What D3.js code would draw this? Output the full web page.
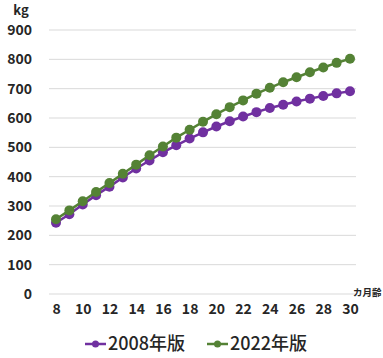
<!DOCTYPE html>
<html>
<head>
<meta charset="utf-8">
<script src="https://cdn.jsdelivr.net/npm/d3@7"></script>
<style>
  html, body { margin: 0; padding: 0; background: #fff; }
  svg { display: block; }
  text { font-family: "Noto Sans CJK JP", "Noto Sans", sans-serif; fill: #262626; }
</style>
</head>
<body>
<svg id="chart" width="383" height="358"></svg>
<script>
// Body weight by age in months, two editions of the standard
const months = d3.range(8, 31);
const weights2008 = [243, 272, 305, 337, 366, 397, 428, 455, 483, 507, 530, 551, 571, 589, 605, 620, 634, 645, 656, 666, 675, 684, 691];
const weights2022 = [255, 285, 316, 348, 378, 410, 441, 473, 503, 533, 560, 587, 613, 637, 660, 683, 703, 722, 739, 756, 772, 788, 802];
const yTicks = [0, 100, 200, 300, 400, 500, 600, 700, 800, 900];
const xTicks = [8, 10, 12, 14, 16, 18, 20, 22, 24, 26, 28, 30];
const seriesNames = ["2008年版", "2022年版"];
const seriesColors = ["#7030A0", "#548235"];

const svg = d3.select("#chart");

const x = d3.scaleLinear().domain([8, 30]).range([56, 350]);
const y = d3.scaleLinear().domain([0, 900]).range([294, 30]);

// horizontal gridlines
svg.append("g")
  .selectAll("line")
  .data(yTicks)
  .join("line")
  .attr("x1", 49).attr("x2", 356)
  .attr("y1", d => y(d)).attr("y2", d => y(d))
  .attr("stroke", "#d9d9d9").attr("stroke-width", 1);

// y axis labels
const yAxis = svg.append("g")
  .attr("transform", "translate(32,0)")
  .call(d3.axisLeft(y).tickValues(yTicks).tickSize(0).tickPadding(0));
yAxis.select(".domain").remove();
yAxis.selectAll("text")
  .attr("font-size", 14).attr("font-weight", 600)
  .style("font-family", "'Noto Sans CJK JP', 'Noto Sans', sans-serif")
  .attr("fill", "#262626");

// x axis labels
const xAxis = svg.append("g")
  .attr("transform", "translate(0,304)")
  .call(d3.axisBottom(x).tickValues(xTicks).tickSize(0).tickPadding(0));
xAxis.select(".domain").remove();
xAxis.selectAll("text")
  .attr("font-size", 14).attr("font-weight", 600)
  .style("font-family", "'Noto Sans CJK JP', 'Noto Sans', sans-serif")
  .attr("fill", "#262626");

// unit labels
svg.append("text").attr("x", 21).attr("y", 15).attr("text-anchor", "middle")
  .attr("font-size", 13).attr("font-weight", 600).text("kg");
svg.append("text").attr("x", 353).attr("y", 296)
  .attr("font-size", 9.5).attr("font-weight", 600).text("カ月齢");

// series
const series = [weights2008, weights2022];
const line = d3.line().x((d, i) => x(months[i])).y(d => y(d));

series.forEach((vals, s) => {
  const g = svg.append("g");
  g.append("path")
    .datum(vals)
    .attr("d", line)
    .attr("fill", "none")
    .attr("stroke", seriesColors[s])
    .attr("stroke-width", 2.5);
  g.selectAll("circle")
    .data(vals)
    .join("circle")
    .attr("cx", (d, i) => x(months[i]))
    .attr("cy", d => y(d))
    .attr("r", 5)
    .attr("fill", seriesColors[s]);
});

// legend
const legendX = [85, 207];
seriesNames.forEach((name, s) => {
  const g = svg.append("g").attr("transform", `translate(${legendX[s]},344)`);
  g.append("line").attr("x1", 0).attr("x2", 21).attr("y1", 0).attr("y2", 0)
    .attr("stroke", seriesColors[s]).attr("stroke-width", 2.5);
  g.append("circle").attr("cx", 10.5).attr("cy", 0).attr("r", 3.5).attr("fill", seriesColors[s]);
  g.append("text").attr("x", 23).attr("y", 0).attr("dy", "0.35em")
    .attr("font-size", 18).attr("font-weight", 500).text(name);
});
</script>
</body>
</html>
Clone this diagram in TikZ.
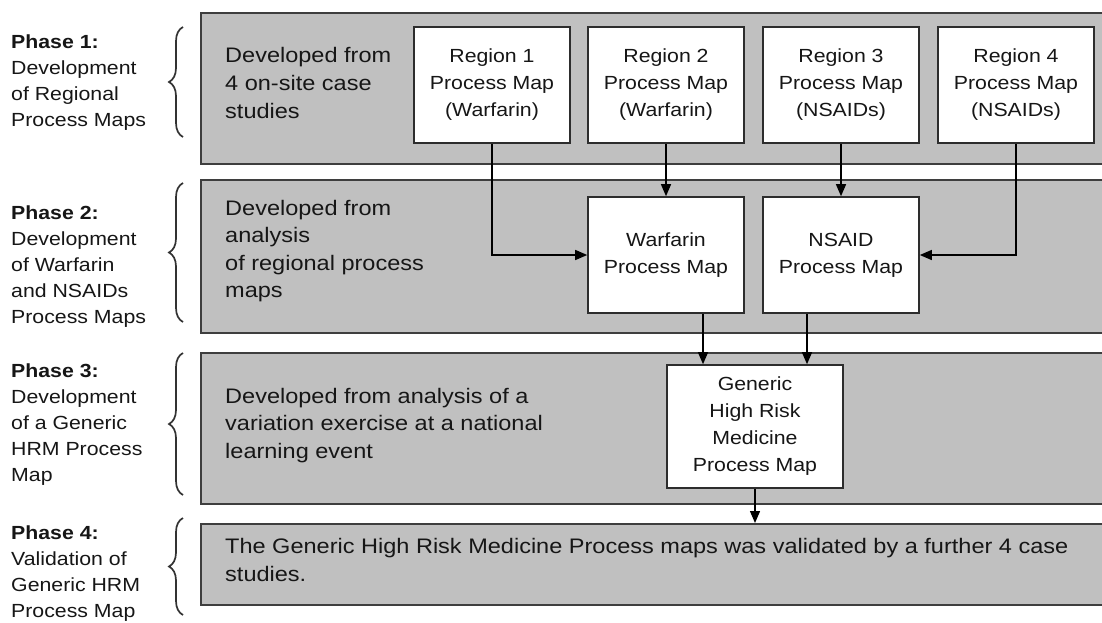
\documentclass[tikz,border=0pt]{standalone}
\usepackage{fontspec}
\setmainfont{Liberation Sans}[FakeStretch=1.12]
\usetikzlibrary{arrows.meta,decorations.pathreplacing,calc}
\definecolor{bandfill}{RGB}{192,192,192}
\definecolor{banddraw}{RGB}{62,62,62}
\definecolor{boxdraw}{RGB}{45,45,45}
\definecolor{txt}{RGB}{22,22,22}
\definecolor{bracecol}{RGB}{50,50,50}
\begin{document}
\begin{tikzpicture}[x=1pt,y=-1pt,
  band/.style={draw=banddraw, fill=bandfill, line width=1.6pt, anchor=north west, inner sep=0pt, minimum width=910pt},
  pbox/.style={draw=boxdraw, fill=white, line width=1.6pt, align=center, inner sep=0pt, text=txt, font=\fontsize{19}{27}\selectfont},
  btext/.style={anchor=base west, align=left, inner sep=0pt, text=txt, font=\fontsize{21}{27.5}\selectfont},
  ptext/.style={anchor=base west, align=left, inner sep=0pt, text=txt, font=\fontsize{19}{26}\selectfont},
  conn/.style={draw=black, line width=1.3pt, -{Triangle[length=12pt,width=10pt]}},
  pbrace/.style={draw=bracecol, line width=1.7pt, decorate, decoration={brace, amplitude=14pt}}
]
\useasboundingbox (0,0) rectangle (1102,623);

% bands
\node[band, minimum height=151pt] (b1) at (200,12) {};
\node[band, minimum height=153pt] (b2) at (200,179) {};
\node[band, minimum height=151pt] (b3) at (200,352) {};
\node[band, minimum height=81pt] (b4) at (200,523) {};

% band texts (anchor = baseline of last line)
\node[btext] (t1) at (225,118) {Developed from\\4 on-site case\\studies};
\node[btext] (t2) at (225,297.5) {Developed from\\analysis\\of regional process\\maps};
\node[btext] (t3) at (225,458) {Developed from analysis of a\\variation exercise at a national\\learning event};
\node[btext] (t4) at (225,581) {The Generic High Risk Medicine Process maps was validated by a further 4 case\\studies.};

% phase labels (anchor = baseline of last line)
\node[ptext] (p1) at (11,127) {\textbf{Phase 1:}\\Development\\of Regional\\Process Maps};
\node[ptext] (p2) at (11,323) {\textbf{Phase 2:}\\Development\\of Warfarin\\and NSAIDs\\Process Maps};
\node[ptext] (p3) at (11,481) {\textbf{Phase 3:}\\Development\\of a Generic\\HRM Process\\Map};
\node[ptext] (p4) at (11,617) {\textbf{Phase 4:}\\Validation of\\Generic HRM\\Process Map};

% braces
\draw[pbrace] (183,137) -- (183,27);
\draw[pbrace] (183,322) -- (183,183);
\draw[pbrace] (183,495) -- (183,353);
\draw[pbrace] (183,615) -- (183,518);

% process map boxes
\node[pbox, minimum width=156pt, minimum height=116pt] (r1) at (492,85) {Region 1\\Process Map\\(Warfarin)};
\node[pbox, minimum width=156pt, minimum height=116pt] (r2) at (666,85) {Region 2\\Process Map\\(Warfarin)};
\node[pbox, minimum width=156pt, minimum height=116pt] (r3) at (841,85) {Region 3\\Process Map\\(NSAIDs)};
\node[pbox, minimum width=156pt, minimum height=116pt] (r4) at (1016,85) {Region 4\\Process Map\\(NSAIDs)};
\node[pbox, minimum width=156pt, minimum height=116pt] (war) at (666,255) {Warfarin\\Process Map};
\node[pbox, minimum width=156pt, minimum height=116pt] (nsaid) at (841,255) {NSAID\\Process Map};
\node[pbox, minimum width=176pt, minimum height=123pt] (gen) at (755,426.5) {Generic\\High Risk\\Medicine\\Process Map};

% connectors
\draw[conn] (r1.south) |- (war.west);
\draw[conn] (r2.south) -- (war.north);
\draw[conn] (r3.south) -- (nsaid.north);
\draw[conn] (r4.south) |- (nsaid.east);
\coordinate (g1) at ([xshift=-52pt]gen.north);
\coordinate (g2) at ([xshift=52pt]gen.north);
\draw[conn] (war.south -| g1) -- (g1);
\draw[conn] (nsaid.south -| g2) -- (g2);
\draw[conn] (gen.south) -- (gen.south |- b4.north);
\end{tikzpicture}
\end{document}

+-------+

Pictures stay out: repeat exactly only the lines from the one with "Clone this diagram in TikZ." through the one with "minimum height=81pt] (b4)".

Clone this diagram in TikZ.
\documentclass[tikz,border=0pt]{standalone}
\usepackage{fontspec}
\setmainfont{Liberation Sans}[FakeStretch=1.12]
\usetikzlibrary{arrows.meta,decorations.pathreplacing,calc}
\definecolor{bandfill}{RGB}{192,192,192}
\definecolor{banddraw}{RGB}{62,62,62}
\definecolor{boxdraw}{RGB}{45,45,45}
\definecolor{txt}{RGB}{22,22,22}
\definecolor{bracecol}{RGB}{50,50,50}
\begin{document}
\begin{tikzpicture}[x=1pt,y=-1pt,
  band/.style={draw=banddraw, fill=bandfill, line width=1.6pt, anchor=north west, inner sep=0pt, minimum width=910pt},
  pbox/.style={draw=boxdraw, fill=white, line width=1.6pt, align=center, inner sep=0pt, text=txt, font=\fontsize{19}{27}\selectfont},
  btext/.style={anchor=base west, align=left, inner sep=0pt, text=txt, font=\fontsize{21}{27.5}\selectfont},
  ptext/.style={anchor=base west, align=left, inner sep=0pt, text=txt, font=\fontsize{19}{26}\selectfont},
  conn/.style={draw=black, line width=1.3pt, -{Triangle[length=12pt,width=10pt]}},
  pbrace/.style={draw=bracecol, line width=1.7pt, decorate, decoration={brace, amplitude=14pt}}
]
\useasboundingbox (0,0) rectangle (1102,623);

% bands
\node[band, minimum height=151pt] (b1) at (200,12) {};
\node[band, minimum height=153pt] (b2) at (200,179) {};
\node[band, minimum height=151pt] (b3) at (200,352) {};
\node[band, minimum height=81pt] (b4) at (200,523) {};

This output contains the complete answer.